Material provided:
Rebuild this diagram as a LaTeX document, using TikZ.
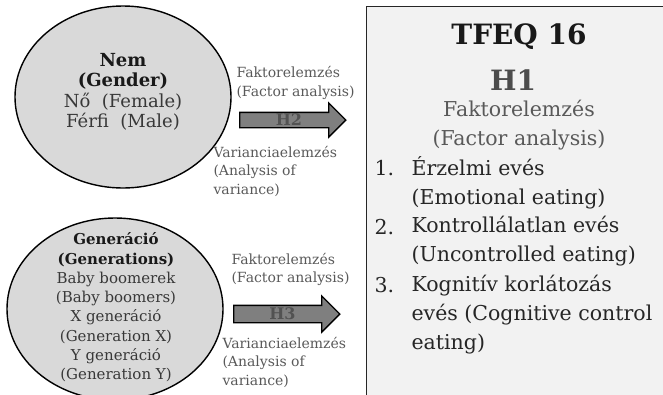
\documentclass[tikz,border=0pt]{standalone}
\usepackage{fontspec}
\setmainfont{DejaVu Serif}
\usetikzlibrary{shapes.geometric,shapes.arrows}

\definecolor{korszin}{HTML}{D9D9D9}
\definecolor{dobozszin}{HTML}{F2F2F2}
\definecolor{nyilszin}{HTML}{7F7F7F}
\definecolor{halvanyszoveg}{HTML}{595959}
\definecolor{sotetszoveg}{HTML}{262626}

\begin{document}
\begin{tikzpicture}[x=1pt,y=-1pt,
    kor/.style={ellipse,draw=black,line width=1.4pt,fill=korszin,
        minimum width=216pt,minimum height=182pt,inner sep=0pt},
    kortext/.style={align=center,text=black!78,font=\fontsize{18}{20.5}\selectfont},
    oldal/.style={align=left,anchor=west,text=halvanyszoveg,font=\fontsize{14}{18.5}\selectfont},
    blokknyil/.style={single arrow,draw=black,line width=1.3pt,fill=nyilszin,
        single arrow head extend=9.5pt,minimum height=106pt,
        text height=10pt,text depth=0pt,inner ysep=2pt,
        text=black!68,font=\fontsize{16}{16}\selectfont\bfseries},
    lista/.style={align=left,anchor=west,text=sotetszoveg,font=\fontsize{20.5}{29.3}\selectfont}]
    \useasboundingbox (0,0) rectangle (663,394);

    % Doboz (TFEQ 16)
    \node[draw=black!85,line width=1.4pt,fill=dobozszin,anchor=north west,
        minimum width=320pt,minimum height=400pt] (doboz) at (366,6) {};
    \node[text=black!90,font=\fontsize{28}{28}\selectfont\bfseries] (cim) at (519,37) {TFEQ 16};
    \node[text=black!70,font=\fontsize{28}{28}\selectfont\bfseries] (hegy) at (513,80) {H1};
    \node[align=center,text=halvanyszoveg,font=\fontsize{20.5}{29.3}\selectfont] (faktor) at (519,125) {Faktorelemzés\\(Factor analysis)};

    % Lista
    \node[lista] (szam1) at (371,168) {1.};
    \node[lista] (elem1) at (408,182.6) {Érzelmi evés\\(Emotional eating)};
    \node[lista] (szam2) at (371,226.6) {2.};
    \node[lista] (elem2) at (408,241.2) {Kontrollálatlan evés\\(Uncontrolled eating)};
    \node[lista] (szam3) at (371,285.2) {3.};
    \node[lista] (elem3) at (408,314.5) {Kognitív korlátozás\\evés (Cognitive control\\eating)};

    % Ellipszisek
    \node[kor] (nem) at (123,97) {};
    \node[kortext] (nemtext) at (123,92)
        {\textcolor{black!90}{\bfseries Nem}\\\textcolor{black!90}{\bfseries (Gender)}\\Nő~ (Female)\\Férfi~ (Male)};
    \node[kor] (generacio) at (115,309) {};
    \node[kortext,font=\fontsize{15}{19.3}\selectfont] (gentext) at (116,307.5)
        {\textcolor{black!90}{\bfseries Generáció}\\\textcolor{black!90}{\bfseries (Generations)}\\Baby boomerek\\(Baby boomers)\\X generáció\\(Generation X)\\Y generáció\\(Generation Y)};

    % Nyilak
    \node[blokknyil] (h2) at (289,120) {H2};
    \node[blokknyil,inner ysep=3pt] (h3) at (282.5,314) {H3};

    % Feliratok
    \node[oldal] (fakt2) at (233,83) {Faktorelemzés\\(Factor analysis)};
    \node[oldal] (var2) at (210,171) {Varianciaelemzés\\(Analysis of\\variance)};
    \node[oldal] (fakt3) at (228,269.5) {Faktorelemzés\\(Factor analysis)};
    \node[oldal] (var3) at (219,362) {Varianciaelemzés\\(Analysis of\\variance)};
\end{tikzpicture}
\end{document}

Short exercise:
Without the pictures, return the listing above from its first line through the line that has "(0,0) rectangle (663,394);".

Answer for the task:
Rebuild this diagram as a LaTeX document, using TikZ.
\documentclass[tikz,border=0pt]{standalone}
\usepackage{fontspec}
\setmainfont{DejaVu Serif}
\usetikzlibrary{shapes.geometric,shapes.arrows}

\definecolor{korszin}{HTML}{D9D9D9}
\definecolor{dobozszin}{HTML}{F2F2F2}
\definecolor{nyilszin}{HTML}{7F7F7F}
\definecolor{halvanyszoveg}{HTML}{595959}
\definecolor{sotetszoveg}{HTML}{262626}

\begin{document}
\begin{tikzpicture}[x=1pt,y=-1pt,
    kor/.style={ellipse,draw=black,line width=1.4pt,fill=korszin,
        minimum width=216pt,minimum height=182pt,inner sep=0pt},
    kortext/.style={align=center,text=black!78,font=\fontsize{18}{20.5}\selectfont},
    oldal/.style={align=left,anchor=west,text=halvanyszoveg,font=\fontsize{14}{18.5}\selectfont},
    blokknyil/.style={single arrow,draw=black,line width=1.3pt,fill=nyilszin,
        single arrow head extend=9.5pt,minimum height=106pt,
        text height=10pt,text depth=0pt,inner ysep=2pt,
        text=black!68,font=\fontsize{16}{16}\selectfont\bfseries},
    lista/.style={align=left,anchor=west,text=sotetszoveg,font=\fontsize{20.5}{29.3}\selectfont}]
    \useasboundingbox (0,0) rectangle (663,394);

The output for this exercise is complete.